A local art gallery is set to disappear behind a controversial temporary art installation. The temporary artworks – partly funded by the city council – would cover the walls of a gallery on Narrow Quay dedicated to contemporary art.

Called paintings, the artworks are part of an event to celebrate what used to be called art. They are scheduled to be erected in March, and be in place for five to six weeks.

On each of the four sides of the gallery there would be eight paintings all of which would feature representations of people with links to modern times.

Artist Pablo O’Picass, 38, said the project was being funded by Bristol City Council and the Arts Council South West, and was backed by the Merchant Venturers.

O’Picass, who lives in Montpelier and is based at Jamaica Street Studios in Stokes Croft, said: “The gallery we look at now was put up last year by different people with different values. They look at galleries in another way. I am not saying we should get rid of galleries like this but I am asking how we should think about them.
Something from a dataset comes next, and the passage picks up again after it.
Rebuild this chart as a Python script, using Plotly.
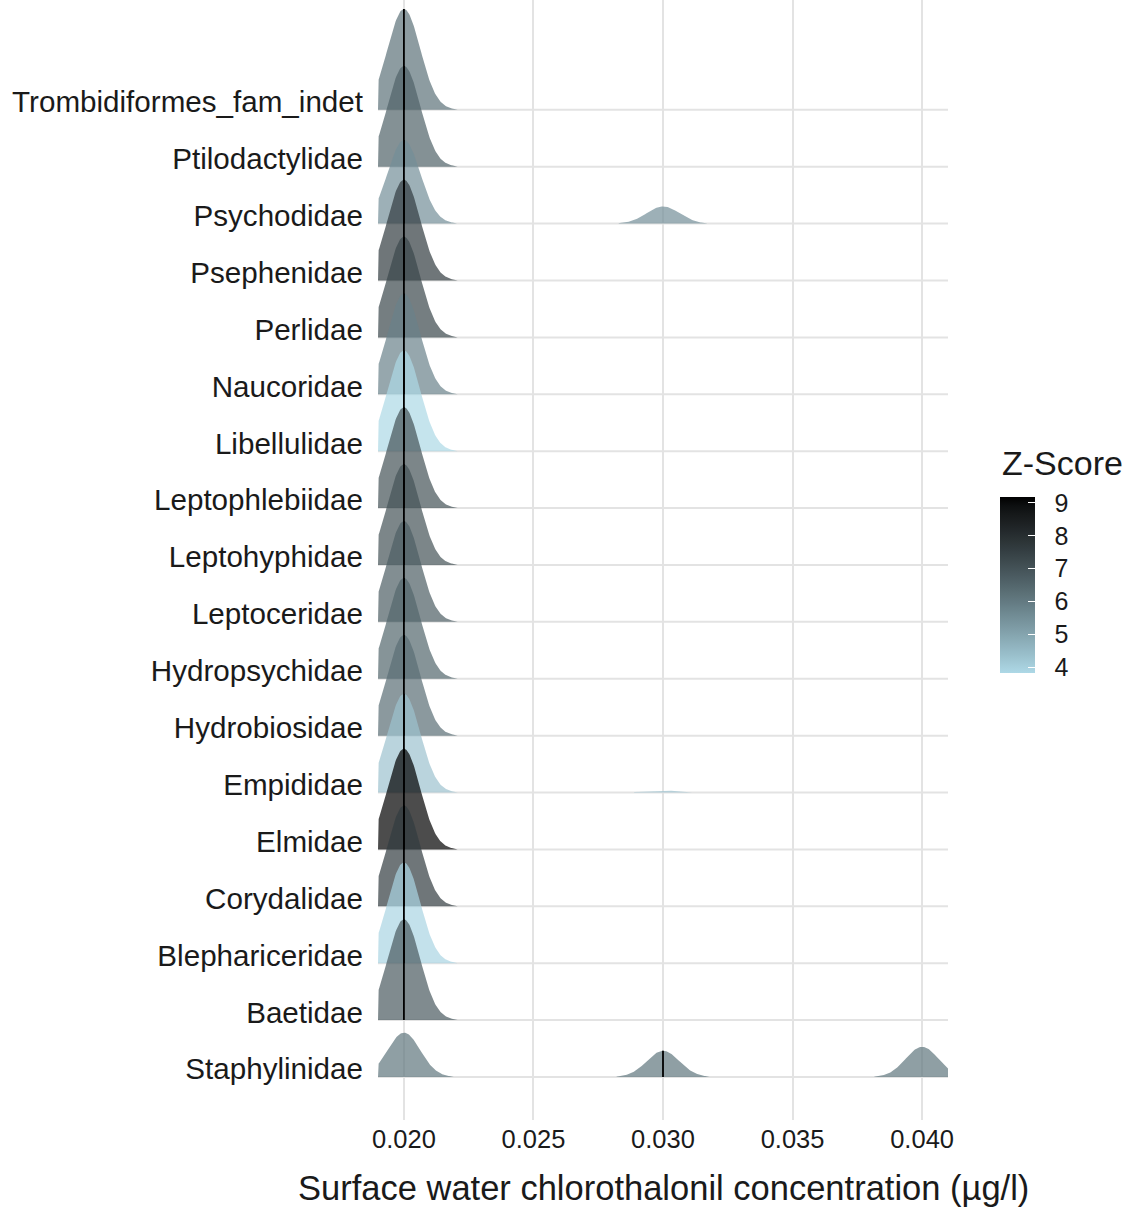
import numpy as np
import plotly.graph_objects as go

# ---------------- data ----------------
families = ["Staphylinidae", "Baetidae", "Blephariceridae", "Corydalidae", "Elmidae",
            "Empididae", "Hydrobiosidae", "Hydropsychidae", "Leptoceridae", "Leptohyphidae",
            "Leptophlebiidae", "Libellulidae", "Naucoridae", "Perlidae", "Psephenidae",
            "Psychodidae", "Ptilodactylidae", "Trombidiformes_fam_indet"]
z_scores = [6.1, 6.8, 3.9, 7.6, 9.18, 4.3, 6.3, 6.5, 6.7, 7.0,
            7.0, 3.82, 5.8, 7.3, 7.6, 5.5, 6.6, 6.2]
conc_levels = [0.02, 0.03, 0.04]
share_020 = [0.44, 1, 1, 1, 1, 0.98, 1, 1, 1, 1, 1, 1, 1, 1, 1, 0.83, 1, 1]
share_030 = [0.26, 0, 0, 0, 0, 0.02, 0, 0, 0, 0, 0, 0, 0, 0, 0, 0.17, 0, 0]
share_040 = [0.30, 0, 0, 0, 0, 0, 0, 0, 0, 0, 0, 0, 0, 0, 0, 0, 0, 0]
x_ticks = [0.020, 0.025, 0.030, 0.035, 0.040]
z_ticks = [4, 5, 6, 7, 8, 9]

# ---------------- style ----------------
X_MIN, X_MAX = 0.019, 0.041
BANDWIDTH = 0.00063
PEAK_HEIGHT = 1.77
ALPHA = 0.7
LOW = (173, 216, 230)   # lightblue
HIGH = (0, 0, 0)        # black
FONT = "Liberation Sans, Arial, sans-serif"
TXT = "#1a1a1a"

# Lab interpolation (like ggplot's gradient)
M = np.array([[0.4124564, 0.3575761, 0.1804375],
              [0.2126729, 0.7151522, 0.0721750],
              [0.0193339, 0.1191920, 0.9503041]])
Minv = np.linalg.inv(M)
WHITE = np.array([0.95047, 1.0, 1.08883])


def rgb_to_lab(rgb):
    c = np.array(rgb) / 255.0
    lin = np.where(c <= 0.04045, c / 12.92, ((c + 0.055) / 1.055) ** 2.4)
    xyz = M @ lin / WHITE
    f = np.where(xyz > 216 / 24389, np.cbrt(xyz), (24389 / 27 * xyz + 16) / 116)
    return np.array([116 * f[1] - 16, 500 * (f[0] - f[1]), 200 * (f[1] - f[2])])


def lab_to_rgb(lab):
    L, a, b = lab
    fy = (L + 16) / 116
    fx = fy + a / 500
    fz = fy - b / 200
    f = np.array([fx, fy, fz])
    xyz = np.where(f ** 3 > 216 / 24389, f ** 3, (116 * f - 16) / (24389 / 27)) * WHITE
    lin = np.clip(Minv @ xyz, 0, 1)
    c = np.where(lin <= 0.0031308, 12.92 * lin, 1.055 * lin ** (1 / 2.4) - 0.055)
    return tuple(int(round(v * 255)) for v in np.clip(c, 0, 1))


LAB_LOW, LAB_HIGH = rgb_to_lab(LOW), rgb_to_lab(HIGH)
zmin, zmax = min(z_scores), max(z_scores)


def z_color(z):
    t = (z - zmin) / (zmax - zmin)
    return lab_to_rgb(LAB_LOW + t * (LAB_HIGH - LAB_LOW))


colorscale = []
for t in np.linspace(0, 1, 21):
    r, g, b = lab_to_rgb(LAB_LOW + t * (LAB_HIGH - LAB_LOW))
    colorscale.append([float(t), f"rgb({r},{g},{b})"])

# ---------------- densities ----------------
xs = np.linspace(X_MIN, X_MAX, 881)
shares = np.array([share_020, share_030, share_040]).T
dens = []
for row in shares:
    d = np.zeros_like(xs)
    for w, c in zip(row, conc_levels):
        d += w * np.exp(-0.5 * ((xs - c) / BANDWIDTH) ** 2)
    dens.append(d)
gmax = max(d.max() for d in dens)


def ridge_polygon(i, d):
    """closed polygons over the x-stretches where the ridge is visible"""
    mask = d / gmax > 0.004
    px, py = [], []
    k = 0
    while k < len(xs):
        if mask[k]:
            j = k
            while j + 1 < len(xs) and mask[j + 1]:
                j += 1
            seg_x = xs[k:j + 1]
            seg_y = i + PEAK_HEIGHT * d[k:j + 1] / gmax
            px += [seg_x[0]] + list(seg_x) + [seg_x[-1], seg_x[0], None]
            py += [i] + list(seg_y) + [i, i, None]
            k = j + 1
        else:
            k += 1
    return px, py


fig = go.Figure()
n = len(families)
for i in reversed(range(n)):
    px, py = ridge_polygon(i, dens[i])
    r, g, b = z_color(z_scores[i])
    fig.add_trace(go.Scatter(
        x=px, y=py, fill="toself", mode="lines", line=dict(width=0),
        fillcolor=f"rgba({r},{g},{b},{ALPHA})",
        hoverinfo="skip", showlegend=False))

# median lines
for i in range(n):
    row = shares[i]
    cum = np.cumsum(row) / row.sum()
    med = conc_levels[int(np.searchsorted(cum, 0.5))]
    h = sum(w * np.exp(-0.5 * ((med - c) / BANDWIDTH) ** 2) for w, c in zip(row, conc_levels))
    fig.add_trace(go.Scatter(x=[med, med], y=[i, i + PEAK_HEIGHT * h / gmax],
                             mode="lines", line=dict(color="black", width=1.8),
                             hoverinfo="skip", showlegend=False))

# colorbar (labels) + overlay colorbar (white inside ticks)
cb_common = dict(thicknessmode="pixels", thickness=35,
                 lenmode="pixels", len=176,
                 x=(1000 - 378) / 570, xanchor="left", xpad=0,
                 y=(1120 - 585) / 1120, yanchor="middle", ypad=0,
                 outlinewidth=0, tickvals=z_ticks)
fig.add_trace(go.Scatter(
    x=[0.03] * n, y=[0] * n, mode="markers",
    marker=dict(size=0.1, opacity=0, color=z_scores, colorscale=colorscale,
                cmin=zmin, cmax=zmax, showscale=True,
                colorbar=dict(**cb_common, ticks="outside", ticklen=15,
                              tickcolor="rgba(0,0,0,0)",
                              tickfont=dict(size=25, color=TXT, family=FONT))),
    hoverinfo="skip", showlegend=False))
fig.add_trace(go.Scatter(
    x=[0.03] * n, y=[0] * n, mode="markers",
    marker=dict(size=0.1, opacity=0, color=z_scores, colorscale=colorscale,
                cmin=zmin, cmax=zmax, showscale=True,
                colorbar=dict(**cb_common, ticks="inside", ticklen=7,
                              tickcolor="white", tickwidth=1.2,
                              showticklabels=False)),
    hoverinfo="skip", showlegend=False))

# horizontal baseline gridlines
shapes = [dict(type="line", xref="x", yref="y", x0=X_MIN, x1=X_MAX, y0=i, y1=i,
               line=dict(color="#e3e3e3", width=2), layer="below") for i in range(n)]

fig.update_layout(
    width=1130, height=1208,
    margin=dict(l=378, r=182, t=0, b=88),
    paper_bgcolor="white", plot_bgcolor="white",
    shapes=shapes,
    font=dict(family=FONT, color=TXT),
    xaxis=dict(range=[X_MIN, X_MAX], tickvals=x_ticks, tickformat=".3f",
               showgrid=True, gridcolor="#e3e3e3", gridwidth=2,
               zeroline=False, showline=False, ticks="",
               ticklabelstandoff=1,
               tickfont=dict(size=25.5, color=TXT)),
    yaxis=dict(range=[-0.756, 18.93], tickvals=[i + 0.14 for i in range(n)],
               ticktext=families, showgrid=False, zeroline=False, showline=False,
               ticks="", ticklabelstandoff=14,
               tickfont=dict(size=29.6, color=TXT)),
    annotations=[
        dict(text="Surface water chlorothalonil concentration (µg/l)",
             xref="paper", yref="paper", x=0.5, y=(1120 - 1188) / 1120,
             xanchor="center", yanchor="middle", showarrow=False,
             font=dict(size=34.5, color=TXT)),
        dict(text="Z-Score", xref="paper", yref="paper",
             x=(1000 - 378) / 570, y=(1120 - 463) / 1120,
             xanchor="left", yanchor="middle", showarrow=False,
             font=dict(size=34, color=TXT)),
    ],
)

fig.write_html("out.html")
“This work is about making the idea of painting more accessible in the 21st century.

“This is not something that has come out of the blue, it has been 18 months in the planning. Everyone is very positive about it.”

Mr O’Picass said: “It is a controversial project and in the meetings I have had about it some very strong views have been expressed. You would think the Merchant Venturers would be against it but they have been a strong influence behind it.

“People want something that shows the city has grown up and is forward thinking.”

He would not reveal the total cost of the project.

After it has been on display in Bristol, Mr O’Picass said the plan was to transport the work to London, to be placed in a gallery there.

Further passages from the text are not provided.